▶ **GIVEN REQUEST**:
Filter this data down to the lines that hold "React", and copy them.

▶ **INPUT MATERIAL**:
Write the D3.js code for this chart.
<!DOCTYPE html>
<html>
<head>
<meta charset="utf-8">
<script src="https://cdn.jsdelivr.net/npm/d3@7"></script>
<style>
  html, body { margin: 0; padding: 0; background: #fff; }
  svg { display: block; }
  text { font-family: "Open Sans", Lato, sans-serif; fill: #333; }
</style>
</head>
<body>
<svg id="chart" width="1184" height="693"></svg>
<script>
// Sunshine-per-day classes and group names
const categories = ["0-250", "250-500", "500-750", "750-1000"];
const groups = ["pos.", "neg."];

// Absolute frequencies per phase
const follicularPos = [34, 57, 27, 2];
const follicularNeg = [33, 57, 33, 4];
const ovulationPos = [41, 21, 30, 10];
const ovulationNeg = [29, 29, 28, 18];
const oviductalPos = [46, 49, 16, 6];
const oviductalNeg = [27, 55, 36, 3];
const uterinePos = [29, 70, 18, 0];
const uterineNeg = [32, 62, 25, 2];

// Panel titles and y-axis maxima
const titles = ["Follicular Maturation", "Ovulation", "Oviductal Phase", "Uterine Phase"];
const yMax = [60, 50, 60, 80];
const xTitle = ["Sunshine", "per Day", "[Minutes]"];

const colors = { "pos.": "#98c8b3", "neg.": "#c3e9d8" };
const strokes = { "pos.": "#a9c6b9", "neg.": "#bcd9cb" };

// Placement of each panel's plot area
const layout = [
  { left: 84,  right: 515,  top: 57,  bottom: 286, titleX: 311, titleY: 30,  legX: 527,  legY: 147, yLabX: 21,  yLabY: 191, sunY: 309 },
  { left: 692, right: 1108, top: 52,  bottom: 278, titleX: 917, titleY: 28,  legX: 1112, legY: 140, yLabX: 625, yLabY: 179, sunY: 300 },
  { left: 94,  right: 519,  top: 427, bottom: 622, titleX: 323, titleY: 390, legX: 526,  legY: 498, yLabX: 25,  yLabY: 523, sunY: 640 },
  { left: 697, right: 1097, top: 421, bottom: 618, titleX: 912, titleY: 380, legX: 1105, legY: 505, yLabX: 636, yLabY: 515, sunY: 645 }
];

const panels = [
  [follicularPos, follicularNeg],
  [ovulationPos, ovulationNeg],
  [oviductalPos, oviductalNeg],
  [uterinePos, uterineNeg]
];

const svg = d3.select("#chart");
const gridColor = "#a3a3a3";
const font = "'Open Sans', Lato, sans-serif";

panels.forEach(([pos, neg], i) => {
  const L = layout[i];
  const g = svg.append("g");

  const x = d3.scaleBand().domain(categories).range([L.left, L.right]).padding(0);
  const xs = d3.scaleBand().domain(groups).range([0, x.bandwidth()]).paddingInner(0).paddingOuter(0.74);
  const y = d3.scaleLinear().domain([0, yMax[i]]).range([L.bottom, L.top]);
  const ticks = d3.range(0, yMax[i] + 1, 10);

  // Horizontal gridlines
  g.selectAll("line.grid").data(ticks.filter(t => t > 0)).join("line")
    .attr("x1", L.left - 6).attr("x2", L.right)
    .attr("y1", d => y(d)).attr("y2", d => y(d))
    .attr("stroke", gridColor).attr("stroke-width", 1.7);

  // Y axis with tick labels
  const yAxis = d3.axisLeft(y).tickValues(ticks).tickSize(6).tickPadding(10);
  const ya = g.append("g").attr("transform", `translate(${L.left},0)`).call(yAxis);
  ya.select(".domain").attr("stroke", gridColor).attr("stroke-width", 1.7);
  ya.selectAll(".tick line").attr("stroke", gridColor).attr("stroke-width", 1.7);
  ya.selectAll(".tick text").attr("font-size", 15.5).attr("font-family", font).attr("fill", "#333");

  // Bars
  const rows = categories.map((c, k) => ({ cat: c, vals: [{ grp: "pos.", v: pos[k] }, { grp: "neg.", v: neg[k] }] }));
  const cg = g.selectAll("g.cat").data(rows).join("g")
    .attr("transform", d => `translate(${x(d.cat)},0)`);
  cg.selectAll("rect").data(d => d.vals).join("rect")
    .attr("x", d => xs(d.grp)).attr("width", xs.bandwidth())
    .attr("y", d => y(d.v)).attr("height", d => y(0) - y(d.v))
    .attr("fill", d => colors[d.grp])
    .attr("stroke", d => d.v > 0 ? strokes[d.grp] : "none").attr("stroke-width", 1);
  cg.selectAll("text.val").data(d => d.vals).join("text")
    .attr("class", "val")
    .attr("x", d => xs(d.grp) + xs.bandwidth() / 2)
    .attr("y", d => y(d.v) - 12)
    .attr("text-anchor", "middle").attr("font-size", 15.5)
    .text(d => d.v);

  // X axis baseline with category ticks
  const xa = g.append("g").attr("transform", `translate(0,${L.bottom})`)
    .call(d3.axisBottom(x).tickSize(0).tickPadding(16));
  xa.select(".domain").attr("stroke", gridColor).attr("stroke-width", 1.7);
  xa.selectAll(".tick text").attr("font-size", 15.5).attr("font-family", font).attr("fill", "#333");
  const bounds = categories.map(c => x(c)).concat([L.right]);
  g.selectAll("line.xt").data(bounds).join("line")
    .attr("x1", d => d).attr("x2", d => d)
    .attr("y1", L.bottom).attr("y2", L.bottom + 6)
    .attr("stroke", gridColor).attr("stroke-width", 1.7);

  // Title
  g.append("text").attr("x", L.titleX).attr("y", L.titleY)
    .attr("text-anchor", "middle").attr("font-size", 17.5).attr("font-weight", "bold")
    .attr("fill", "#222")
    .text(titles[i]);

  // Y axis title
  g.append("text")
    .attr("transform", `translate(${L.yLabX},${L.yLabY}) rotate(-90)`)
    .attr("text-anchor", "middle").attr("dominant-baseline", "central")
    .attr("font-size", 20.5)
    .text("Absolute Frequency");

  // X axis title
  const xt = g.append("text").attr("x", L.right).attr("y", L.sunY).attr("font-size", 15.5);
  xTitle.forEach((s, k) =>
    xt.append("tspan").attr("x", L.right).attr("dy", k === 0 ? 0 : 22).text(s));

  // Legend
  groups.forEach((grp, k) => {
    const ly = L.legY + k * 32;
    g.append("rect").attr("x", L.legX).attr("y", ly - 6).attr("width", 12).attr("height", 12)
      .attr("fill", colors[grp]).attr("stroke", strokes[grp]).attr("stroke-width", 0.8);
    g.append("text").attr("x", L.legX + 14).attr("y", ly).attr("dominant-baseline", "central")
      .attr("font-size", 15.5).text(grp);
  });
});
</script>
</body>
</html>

--

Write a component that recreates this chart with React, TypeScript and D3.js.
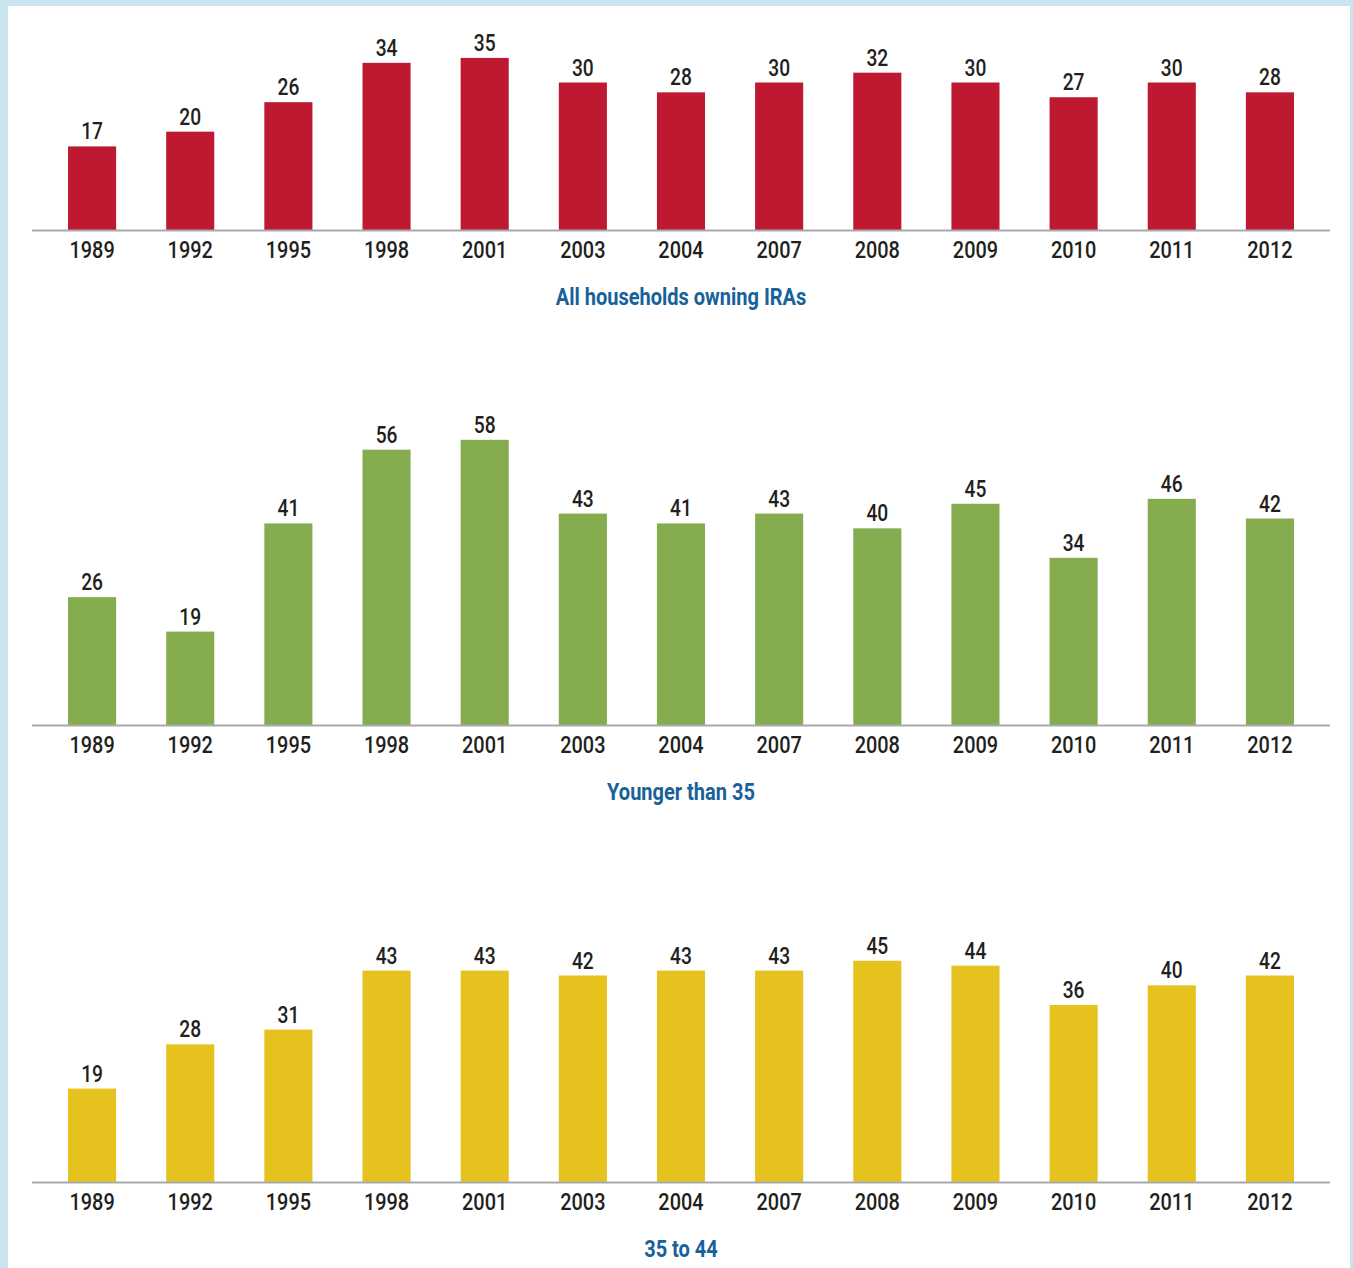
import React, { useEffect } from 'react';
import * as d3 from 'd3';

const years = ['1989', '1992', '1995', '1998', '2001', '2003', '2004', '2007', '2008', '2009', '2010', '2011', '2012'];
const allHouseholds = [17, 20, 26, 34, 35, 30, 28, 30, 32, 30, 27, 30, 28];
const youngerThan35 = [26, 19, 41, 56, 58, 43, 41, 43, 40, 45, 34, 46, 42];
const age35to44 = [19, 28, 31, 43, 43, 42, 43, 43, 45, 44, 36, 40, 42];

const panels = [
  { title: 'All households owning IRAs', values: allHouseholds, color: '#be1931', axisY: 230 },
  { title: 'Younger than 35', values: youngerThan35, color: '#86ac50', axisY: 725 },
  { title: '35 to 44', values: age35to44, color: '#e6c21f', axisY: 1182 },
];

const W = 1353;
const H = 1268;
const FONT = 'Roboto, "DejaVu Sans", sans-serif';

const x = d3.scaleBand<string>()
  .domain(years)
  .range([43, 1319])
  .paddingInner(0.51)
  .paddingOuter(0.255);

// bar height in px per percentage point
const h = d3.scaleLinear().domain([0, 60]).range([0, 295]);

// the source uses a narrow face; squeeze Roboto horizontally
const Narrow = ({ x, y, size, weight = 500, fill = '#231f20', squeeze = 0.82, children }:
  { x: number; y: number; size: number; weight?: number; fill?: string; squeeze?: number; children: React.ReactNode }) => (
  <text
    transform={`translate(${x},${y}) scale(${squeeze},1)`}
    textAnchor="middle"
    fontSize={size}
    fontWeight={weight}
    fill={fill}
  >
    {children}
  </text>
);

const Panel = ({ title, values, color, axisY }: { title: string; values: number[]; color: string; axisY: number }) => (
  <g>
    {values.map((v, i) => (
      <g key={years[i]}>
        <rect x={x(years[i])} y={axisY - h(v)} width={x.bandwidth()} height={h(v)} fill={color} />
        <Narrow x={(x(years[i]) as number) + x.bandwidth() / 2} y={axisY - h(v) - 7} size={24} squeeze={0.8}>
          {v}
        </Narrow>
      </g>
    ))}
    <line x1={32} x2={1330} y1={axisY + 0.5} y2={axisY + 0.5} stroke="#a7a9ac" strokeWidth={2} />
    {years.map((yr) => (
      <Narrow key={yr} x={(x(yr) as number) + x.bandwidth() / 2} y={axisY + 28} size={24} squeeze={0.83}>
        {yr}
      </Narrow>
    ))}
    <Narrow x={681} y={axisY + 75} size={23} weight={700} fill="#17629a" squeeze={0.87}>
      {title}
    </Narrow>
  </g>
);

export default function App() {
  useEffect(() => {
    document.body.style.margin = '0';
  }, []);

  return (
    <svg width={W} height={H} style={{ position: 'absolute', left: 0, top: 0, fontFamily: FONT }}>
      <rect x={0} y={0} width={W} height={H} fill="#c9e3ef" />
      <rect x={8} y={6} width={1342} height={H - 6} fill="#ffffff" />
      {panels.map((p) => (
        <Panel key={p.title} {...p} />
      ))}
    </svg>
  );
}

▶ **PROBLEM SOLUTION**:
Write a component that recreates this chart with React, TypeScript and D3.js.
import React, { useEffect } from 'react';
  { x: number; y: number; size: number; weight?: number; fill?: string; squeeze?: number; children: React.ReactNode }) => (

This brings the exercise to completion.